The utility, a subsidiary of Halifax-based Emera Inc., said the exterior pipe runs from storage tanks to the Tufts Cove generating station.

"Plant staff immediately activated environmental response protocols by shutting off oil flow through the pipe to stop the leak," the utility said in a statement.

Environmental response crews set up three booms on the water and were using vacuum trucks and absorbent material to remove the oil.

The 500-megawatt plant largely uses natural gas to make electricity, but it can also run on oil.

Nova Scotia Power confirmed Friday it has launched an internal investigation. It also said more than 60 Nova Scotia Power employees and contractors were working on the cleanup.
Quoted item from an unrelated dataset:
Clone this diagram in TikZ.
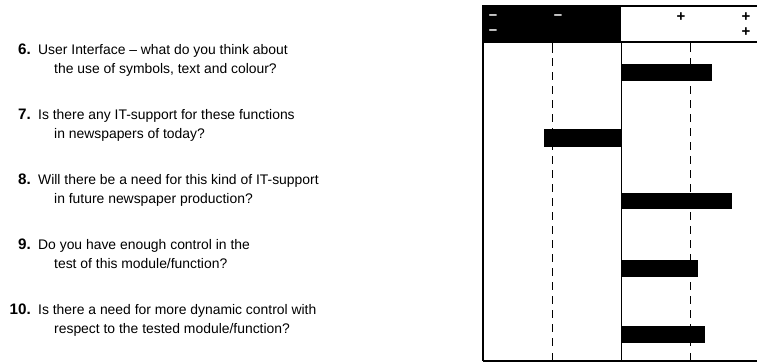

"Nova Scotia Power and its contractor will continue to implement environmental response and monitoring protocols until all of the leaked oil has been cleaned up," the statement said.

"All appropriate operational procedures and protocols have been activated, and relevant regulatory bodies have been notified of the incident."

The company says the three oil-fired units at Tufts Cove were commissioned in the 1960s and 1970s, and were converted to also burn natural gas in 1999-2000. Its two natural gas-fired combustion turbines were commissioned in 2003 and 2004.